No wonder I feel ~so~ out of drumming shape. I’ve been practicing and jamming again for a few months, but last night was the first time I laid it on the line since January. I’ll tell you this: it felt really good. Performing music in front of people is one of the most incredible highs I’ve ever experienced, and as much as playing djembe in church each week is fun and spiritually fulfilling, nothing compares to playing drum set. And beyond that, it’s always super-awesome when it’s with the guitarist whose been an absolute joy to work with for over twenty years.

Last night was amazing. I played with Hypaspace, which is something I thought may never happen again. We played for two hours, and by the end I was wiped out. I hope I’m gradually getting back in shape.

The Darling Boyfriend came to see my play, and that was just neat. I got to introduce him to a whole other circle of my friends, which was mad cool. He really liked the show, and said that he thought the band was great. It was awesome.

I saw an old friend from High School too, he came to see us play. I should mention that my High School was an all-boys Catholic High School. Seriously. It was great to see him, and just goes to show that I can be me and the world can deal with it, even people from my way past. How cool is that?

I’m feeling at quite a loss for words lately. Even with my usual hyperbole, I’m just sort of having a difficult time putting the wondrous experiences of my life into words. So much lately I’ve been falling back on stuff like “it was amazing,” because there are no words that do the magical experiences of my life justice.

Anyway, it was great playing with Hypaspace last night, and seeing tons of people that I hadn’t seen in quite a while.

I.Love.Drumming.

w00t!

Meeting my Senator

So, I’ve been super-busy these last few weeks (as regular readers would notice), but I’ve got to try to catch up a little bit, as so many amazing things have been happening.

A couple weeks ago I met with my state senator to urge him to support the transgender civil rights bill before the legislature. I can say whatever I’ve said about labels, both my own and others, but I feel very strongly that no one should be discriminated against based on how the world perceives the rightness or wrongness of their gender expression. And so I think this bill is important. To say nothing of how much easier (and earlier) I think my own transition could have been in a world that understands the diversity of the human condition.

Anyway…

I met with the head of the Massachusetts Transgender Political Coalition before the meeting, and also met a wonderful couple who went with me to meet our senator.

We didn’t get to see the senator for long, as he was late for a caucus, but we did sit with him for a few minutes. I told him that we were there to ask him to support the transgender civil rights bill, and he said that he would.
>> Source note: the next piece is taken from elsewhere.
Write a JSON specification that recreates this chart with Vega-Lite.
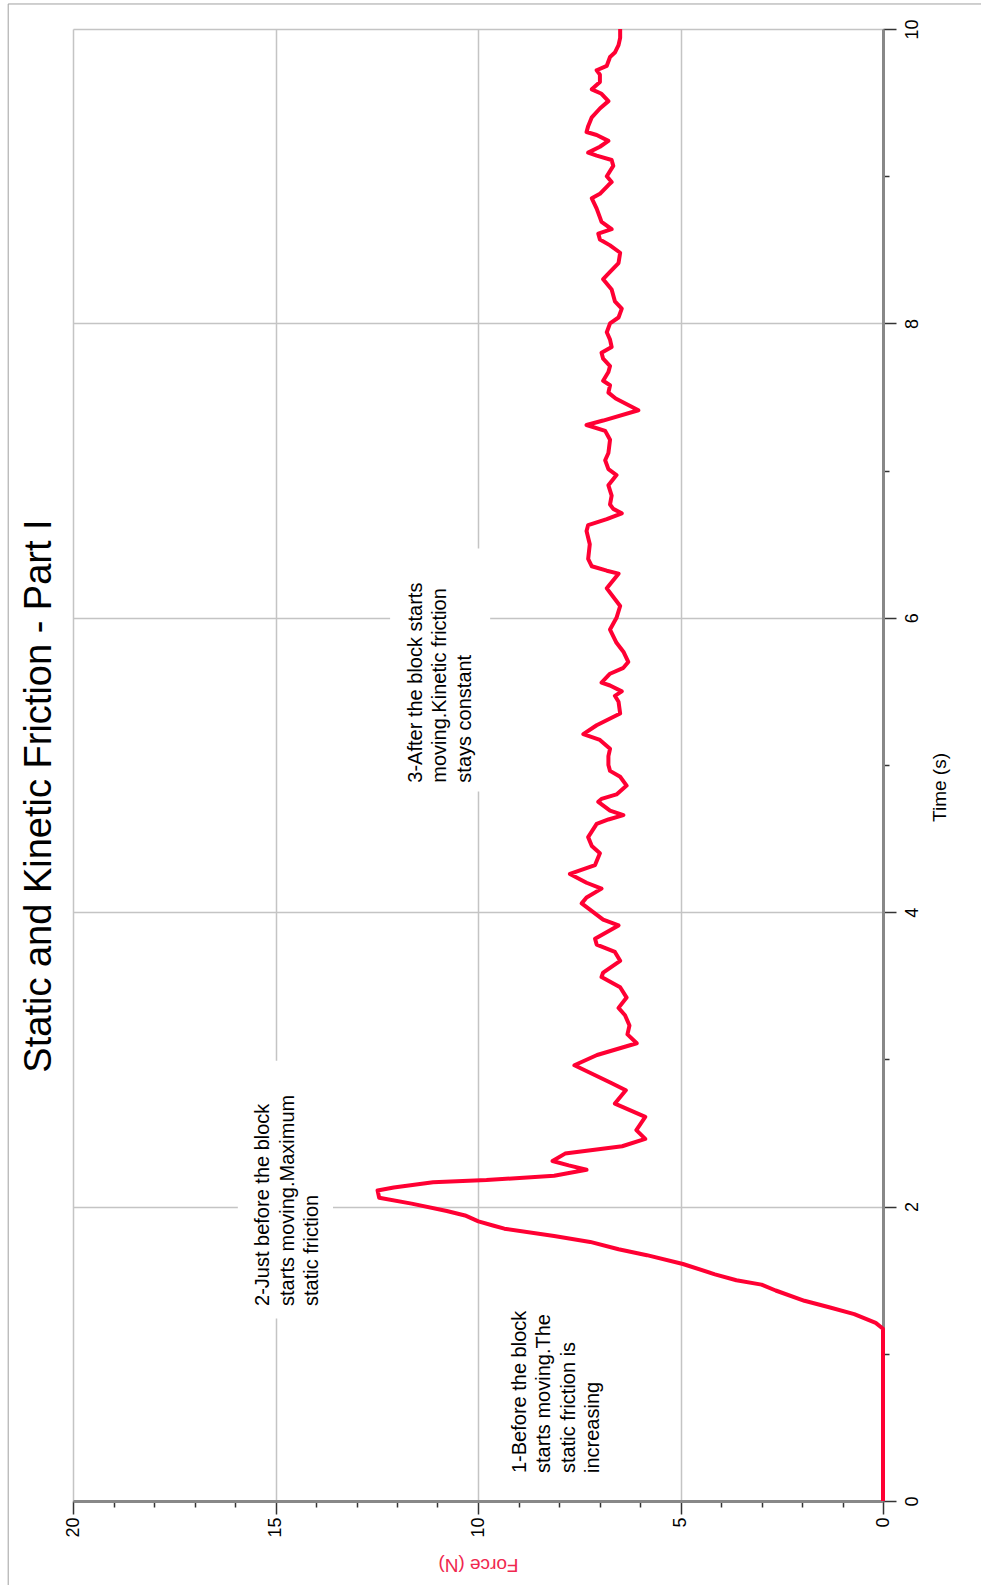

It was sort of weird, because I had been lead to believe that he was a little more luke-warm on support than he seemed. He looked me right in the eyes and said that he couldn’t see why he wouldn’t support it.

So, yay!

I was pretty damned nervous going into the state house, but the day became a very empowering experience.

I am amazed at the person it turns out I am.

How Awkward, or Not

The Darling Boyfriend and I were talking the other day about our relationship and stuff, and he said something very interesting. He said that he felt sort of awkward about it, but that if we had met before my SRS, we might not have been so sexually compatible (for the record, we’re ~very~ sexually compatible).

And I pretty much said: “D’uh.”

I mean, really. He’s a straight guy. We’re not supposed to ever talk about the fact that having the proper naughty bits is important to our sex life, but of course it is. One of the things that confused me so much when I was younger was that I knew I wasn’t a gay man, and I knew I wasn’t attracted to gay men. Now that I have the proper body, and I have a straight boyfriend, it’s pretty obvious that that was a huge piece of the puzzle.

I mean, seriously, I’m a straight woman, and I want to have a relationship with a straight man. It seems like it would have been awfully difficult to do that before I had my body corrected. That’s pretty much what “straight guy” means, after all.

I told him rather than feeling awkward about it, I prefer to think that we met each other at the perfect time. (He emailed me for the first time the day after I broke up with my last boyfriend.)

He said that he doesn’t really like to believe in fate. And I said that it’s much worse than that – I believe in God.